Amusingly, he named the product “Virtual Katy” after his hard-working assistant, Katy Wood, who’d spent countless hours interpreting change notes and creating the guide tracks used by the editors on LOTR to conform the sound reels.
During the first film, The Fellowship of the Ring, the sound editors were constantly busy just dealing with changes. “We went through around 50 different versions of the film,” McKay recalls, “and it took three or four hours to update the sound effects every time. We were always updating.” He developed Virtual Katy between the first and second pictures, refining it while working on the second.
I was excited to test a product that could be so useful to so many of us in the sound-editing field. I had to wait some time, however, for a demo to be available. When it arrived, I hit the first obstacle.
Although Virtual Katy was developed with Pro Tools 5.1.3, Mac OS 9 and Quick Keys, and is available for purchase that way, the demo required the latest Pro Tools 6.4 and 10.3.4 Mac system software (about a $300 upgrade for those of us who didn’t buy a system in the last year or so). The LE Pro Tools update was free however, so I pulled my old Digi 001 out of my old G3, put it in my FCP workstation G4, and proceeded with the upgrades.
After three different software demos and several calls to the East Coast, I still couldn’t get the program working. McKay himself finally showed up at my door to help get it going! Fortunately, once installed, it was worth it. Virtual Katy proved to be a great program and fairly easy to use. It’s not exactly pretty, but McKay promises that will come later.
To use VK, you first get a picture-only EDL (for TV) or cutlist (for film) from the picture editing department of the current and previous versions of the reel that has changed. Next you put the current list into Import Source, and the previous list into Import Target. At first I thought “Import Current” and “Import Previous” might be better labels, but say you were on version 17 (final) and you wanted to go back to version 11 (longer) for the DVD—which Virtual Katy can do—“previous” wouldn’t really be previous, would it?
Next, you hit Process Lists and Virtual Katy makes a Change List. From there you open your ProTools session then, back in Virtual Katy, press VK Autoconform. The program then copies all regions necessary in Pro Tools to a new location. It takes about five or 10 minutes, depending on the size of the reel.
Happily, in my sessions all sound cues hit where they were supposed to, and the one long continuous dialog region had cuts where the changes occurred. Putting one long region in your session is a recommended tip, so you can see where or what has changed. McKay assured me if you’ve phased your dialog tracks, they’ll still be in phase after the changes. Although I didn’t phase two dialog tracks, my lip-sync seemed to be right on.
Though I liked the program a lot, for me, Virtual Katy seems a bit expensive at $3,845 for the full-blown version. However, it is available in two lite versions—one for TV only and one for film—at $2,495. Discounts are also available.
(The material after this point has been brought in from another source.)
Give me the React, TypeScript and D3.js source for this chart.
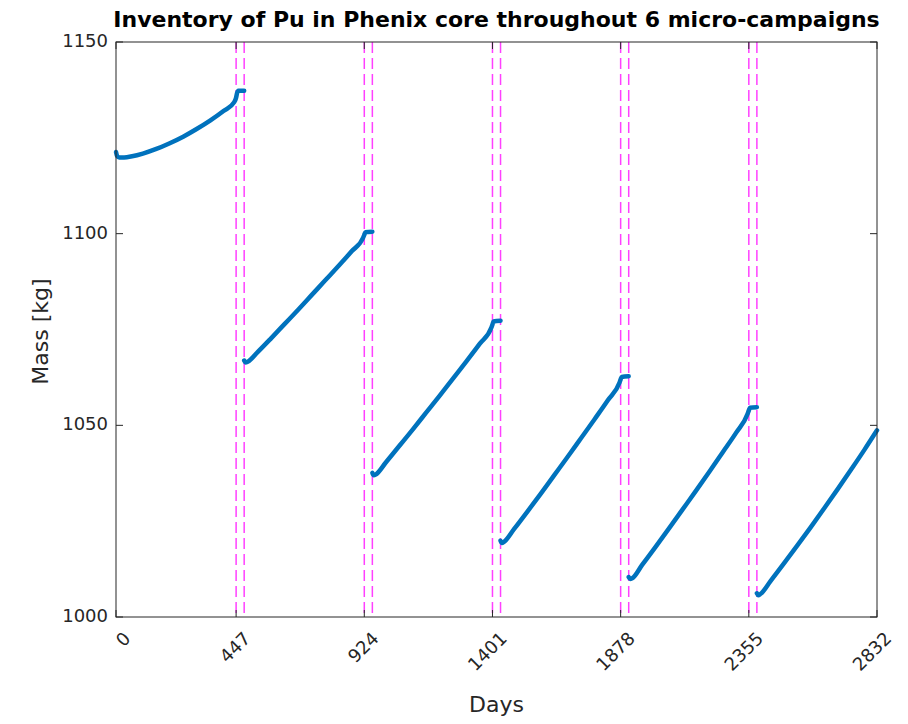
import { useEffect, useRef } from "react";
import * as d3 from "d3";

// Pu mass [kg] per micro-campaign
const seg1Days = [0, 4, 12, 30, 60, 100, 150, 200, 250, 300, 350, 400, 440, 447, 451, 455, 477];
const seg1Mass = [1121.3, 1120.3, 1119.9, 1119.9, 1120.2, 1120.9, 1122.1, 1123.6, 1125.3, 1127.3, 1129.5, 1132.0, 1134.3, 1135.5, 1136.8, 1137.3, 1137.3];

const seg2Days = [477, 482, 490, 527, 577, 627, 677, 727, 777, 827, 877, 920, 924, 928, 954];
const seg2Mass = [1066.9, 1066.4, 1066.6, 1069.1, 1072.7, 1076.4, 1080.1, 1083.9, 1087.7, 1091.5, 1095.4, 1099.0, 1099.7, 1100.4, 1100.5];

const seg3Days = [954, 959, 967, 1004, 1054, 1104, 1154, 1204, 1254, 1304, 1354, 1397, 1401, 1405, 1431];
const seg3Mass = [1037.6, 1037.0, 1037.2, 1040.3, 1044.6, 1048.9, 1053.3, 1057.7, 1062.2, 1066.7, 1071.3, 1075.5, 1076.3, 1077.1, 1077.3];

const seg4Days = [1431, 1436, 1444, 1481, 1531, 1581, 1631, 1681, 1731, 1781, 1831, 1874, 1878, 1882, 1908];
const seg4Mass = [1019.9, 1019.3, 1019.6, 1022.9, 1027.5, 1032.2, 1037.0, 1041.8, 1046.7, 1051.6, 1056.6, 1061.2, 1062.0, 1062.6, 1062.8];

const seg5Days = [1908, 1913, 1921, 1958, 2008, 2058, 2108, 2158, 2208, 2258, 2308, 2351, 2355, 2359, 2385];
const seg5Mass = [1010.4, 1009.9, 1010.1, 1013.6, 1018.3, 1023.1, 1028.0, 1032.9, 1037.9, 1043.0, 1048.1, 1053.1, 1053.9, 1054.6, 1054.7];

const seg6Days = [2385, 2390, 2398, 2435, 2485, 2535, 2585, 2635, 2685, 2735, 2785, 2832];
const seg6Mass = [1006.2, 1005.7, 1006.0, 1009.3, 1013.9, 1018.6, 1023.4, 1028.3, 1033.3, 1038.4, 1043.6, 1048.7];

const segments = [
  [seg1Days, seg1Mass],
  [seg2Days, seg2Mass],
  [seg3Days, seg3Mass],
  [seg4Days, seg4Mass],
  [seg5Days, seg5Mass],
  [seg6Days, seg6Mass],
];

// shutdown periods between campaigns (dashed markers)
const shutdownDays = [447, 477, 924, 954, 1401, 1431, 1878, 1908, 2355, 2385];

const xTicks = [0, 447, 924, 1401, 1878, 2355, 2832];
const yTicks = [1000, 1050, 1100, 1150];

export default function App() {
  const ref = useRef<SVGSVGElement>(null);

  useEffect(() => {
    const width = 908;
    const height = 724;
    const MARGIN = { top: 42, right: 31, bottom: 107, left: 116 };
    const boundsWidth = width - MARGIN.left - MARGIN.right;
    const boundsHeight = height - MARGIN.top - MARGIN.bottom;
    const axisColor = "#262626";
    const font = "'DejaVu Sans', sans-serif";

    const root = d3.select(ref.current);
    root.selectAll("*").remove();

    const x = d3.scaleLinear().domain([0, 2832]).range([0, boundsWidth]);
    const y = d3.scaleLinear().domain([1000, 1150]).range([boundsHeight, 0]);

    const svg = root.append("g").attr("transform", `translate(${MARGIN.left},${MARGIN.top})`);

    // dashed shutdown lines
    svg.selectAll(".vline")
      .data(shutdownDays)
      .enter()
      .append("line")
      .attr("x1", (d) => x(d))
      .attr("x2", (d) => x(d))
      .attr("y1", 0)
      .attr("y2", boundsHeight)
      .attr("stroke", "#ff00ff")
      .attr("stroke-opacity", 0.75)
      .attr("stroke-width", 1.5)
      .attr("stroke-dasharray", "11,5");

    const line = d3.line<[number, number]>()
      .x((d) => x(d[0]))
      .y((d) => y(d[1]))
      .curve(d3.curveMonotoneX);

    segments.forEach(([days, mass]) => {
      const pts = days.map((d, i) => [d, mass[i]] as [number, number]);
      svg.append("path")
        .attr("d", line(pts))
        .attr("fill", "none")
        .attr("stroke", "#0072bd")
        .attr("stroke-width", 4.5)
        .attr("stroke-linecap", "round")
        .attr("stroke-linejoin", "round");
    });

    // box
    svg.append("rect")
      .attr("width", boundsWidth)
      .attr("height", boundsHeight)
      .attr("fill", "none")
      .attr("stroke", axisColor)
      .attr("stroke-width", 1);

    const tickLen = 7;
    xTicks.forEach((t) => {
      svg.append("line").attr("x1", x(t)).attr("x2", x(t)).attr("y1", boundsHeight).attr("y2", boundsHeight - tickLen).attr("stroke", axisColor);
      svg.append("line").attr("x1", x(t)).attr("x2", x(t)).attr("y1", 0).attr("y2", tickLen).attr("stroke", axisColor);
      const ax = x(t) + 12;
      const ay = boundsHeight + 19;
      svg.append("text")
        .text(t)
        .attr("x", ax)
        .attr("y", ay)
        .attr("transform", `rotate(-45, ${ax}, ${ay})`)
        .attr("text-anchor", "end")
        .attr("dominant-baseline", "middle")
        .attr("font-family", font)
        .attr("font-size", 18)
        .attr("fill", axisColor);
    });

    yTicks.forEach((t) => {
      svg.append("line").attr("x1", 0).attr("x2", tickLen).attr("y1", y(t)).attr("y2", y(t)).attr("stroke", axisColor);
      svg.append("line").attr("x1", boundsWidth).attr("x2", boundsWidth - tickLen).attr("y1", y(t)).attr("y2", y(t)).attr("stroke", axisColor);
      svg.append("text")
        .text(t)
        .attr("x", -8)
        .attr("y", y(t))
        .attr("text-anchor", "end")
        .attr("dominant-baseline", "middle")
        .attr("font-family", font)
        .attr("font-size", 18)
        .attr("fill", axisColor);
    });

    // Title
    svg.append("text")
      .text("Inventory of Pu in Phenix core throughout 6 micro-campaigns")
      .attr("x", boundsWidth / 2)
      .attr("y", -15)
      .attr("text-anchor", "middle")
      .attr("font-family", font)
      .attr("font-size", 22)
      .attr("font-weight", "bold")
      .attr("fill", "black");

    // Axis labels
    svg.append("text")
      .text("Days")
      .attr("x", boundsWidth / 2)
      .attr("y", boundsHeight + 95)
      .attr("text-anchor", "middle")
      .attr("font-family", font)
      .attr("font-size", 22)
      .attr("fill", axisColor);

    svg.append("text")
      .text("Mass [kg]")
      .attr("transform", `translate(-68, ${boundsHeight / 2 + 2}) rotate(-90)`)
      .attr("text-anchor", "middle")
      .attr("font-family", font)
      .attr("font-size", 22)
      .attr("fill", axisColor);
  }, []);

  return (
    <svg
      ref={ref}
      width={908}
      height={724}
      style={{ position: "absolute", left: 0, top: 0, background: "white" }}
    />
  );
}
At the Pro Tools Users Group meetings, the lite versions are discounted by $1,000 and the full version by $400. And let’s face it, there’s not going to be an unlimited market for this. To charge anything less would hardly justify development and support.
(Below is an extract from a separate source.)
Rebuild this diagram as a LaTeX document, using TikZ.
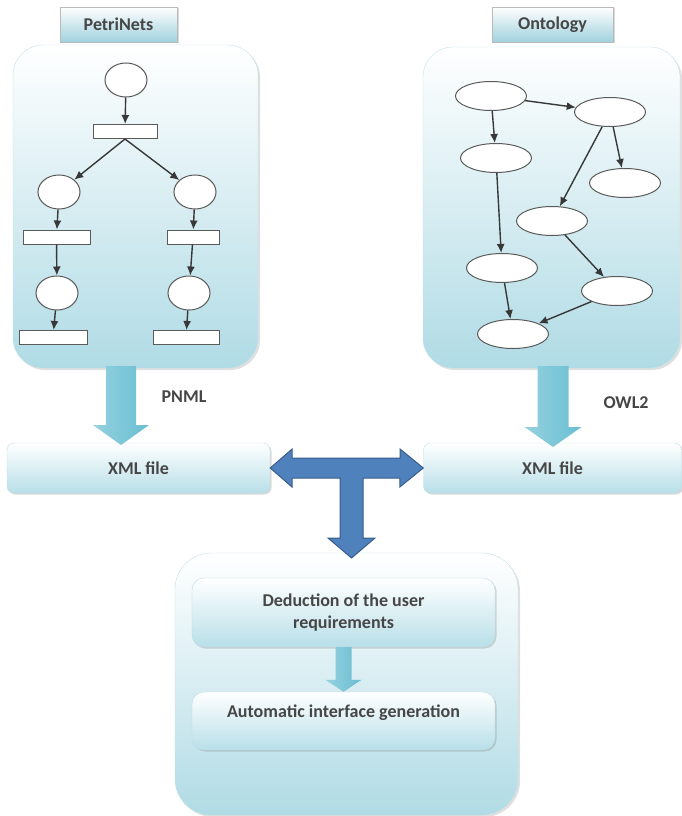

The PDF manual is adequate, easy to read and informative enough to get the job done. My support questions were returned within 24 hours, except for one service call in which I was told to call someone else (all toll or long distance) and transferred three times, before getting an answer six hours later by email. That said, my problems were most likely due to my difficulties with re-installing the program, as they were all demos.
The true value of this product, I believe, is to keep sound editors using the right side of their brain, by freeing us from the non-creative drudgery of dealing with the inevitable changes and mind-numbing number crunching to stay in sync.